Criticism of Retrenchment

Retrenchment strategies, especially workforce reductions, are often criticized for their negative social and psychological effects. Critics argue that layoffs can erode employee morale and loyalty, and that short-term cost savings may come at the expense of long-term growth. Additionally, widespread layoffs can have broader economic impacts, contributing to rising unemployment and decreased consumer spending.

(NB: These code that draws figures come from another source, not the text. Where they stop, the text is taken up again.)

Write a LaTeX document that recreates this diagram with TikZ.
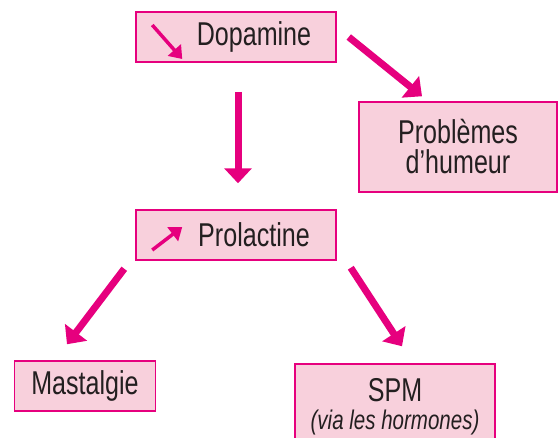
\documentclass[tikz,border=0pt]{standalone}
\usepackage{fontspec}
\setmainfont[FakeStretch=0.76]{Liberation Sans}
\usepackage{tikz}
\usetikzlibrary{positioning, arrows.meta, calc}

\definecolor{rose}{HTML}{E6007E}
\definecolor{rosefill}{HTML}{F8D0DC}
\definecolor{encre}{HTML}{231F20}

\begin{document}
\begin{tikzpicture}[
  x=1pt, y=-1pt,
  every node/.style={font=\fontsize{33}{30}\selectfont, text=encre},
  boite/.style={draw=rose, line width=1.5pt, fill=rosefill, inner sep=0pt, align=center},
  fleche/.style={rose, line width=7pt, -{Triangle[length=15pt, width=27pt]}},
  petite/.style={rose, line width=3.5pt, -{Triangle[length=12pt, width=17pt]}}
]
\useasboundingbox (0,0) rectangle (560,437);

% Boxes
\node[boite, minimum width=200pt, minimum height=50pt] (dop) at (236,37) {\hspace{36pt}Dopamine};
\node[boite, minimum width=198pt, minimum height=90pt] (hum) at (458,147) {Problèmes\\d'humeur};
\node[boite, minimum width=200pt, minimum height=50pt] (prol) at (236,235) {\hspace{36pt}Prolactine};
\node[boite, minimum width=141pt, minimum height=50pt] (mast) at (85,386) {Mastalgie};
\node[boite, minimum width=200pt, minimum height=86pt] (spm) at (395,407)
  {SPM\\[-2pt]{\fontsize{27}{27}\selectfont\itshape (via les hormones)}};

% Small arrows inside the boxes
\draw[petite] ($(dop.west)+(17,-12)$) -- ($(dop.west)+(47,22)$);
\draw[petite] ($(prol.west)+(17,15)$) -- ($(prol.west)+(47,-8)$);

% Connectors
\draw[fleche] ($(dop.east)+(12,0)$) -- ($(hum.north)+(-36,-5)$);
\draw[fleche] ($(dop.south)+(2,29)$) -- ($(prol.north)+(2,-26)$);
\draw[fleche] ($(prol.south west)+(-11,8)$) -- ($(mast.north)+(-18,-16)$);
\draw[fleche] ($(prol.south east)+(14,7)$) -- ($(spm.north)+(7,-17)$);

\end{tikzpicture}
\end{document}
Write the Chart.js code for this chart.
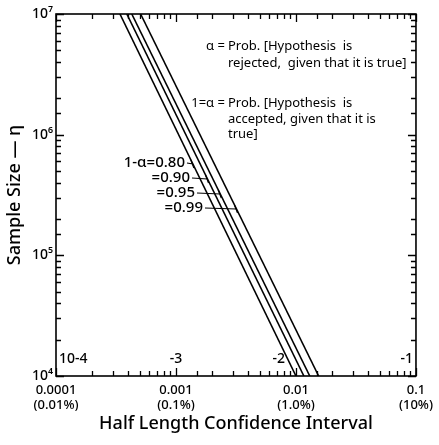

Some critics also question the effectiveness of retrenchment in addressing the root causes of financial distress. For example, if poor management or strategic missteps led to the need for retrenchment, cutting costs alone may not solve these deeper issues.

Benefits of Retrenchment

Despite its challenges, retrenchment can be an effective strategy when applied correctly. Some potential benefits include:

  1. Improved Financial Stability: The immediate benefit of retrenchment is often improved cash flow and reduced debt, which can help the company stay in business during difficult times.
  2. Operational Efficiency: By cutting out wasteful spending and focusing on core activities, companies can emerge from retrenchment leaner and more competitive.
  3. Strategic Focus: Retrenchment allows companies to refocus their efforts on areas where they have the greatest potential for success. This can lead to better long-term results if the company is able to capitalize on its strengths.

The Bottom Line

Retrenchment is a powerful tool that businesses use to navigate financial hardship or realign their operations with changing market conditions. While it often involves difficult decisions, including layoffs and cost-cutting measures, retrenchment can help companies stabilize and regain their footing. However, it is not without risks, and the success of a retrenchment strategy depends on how well it is planned and implemented.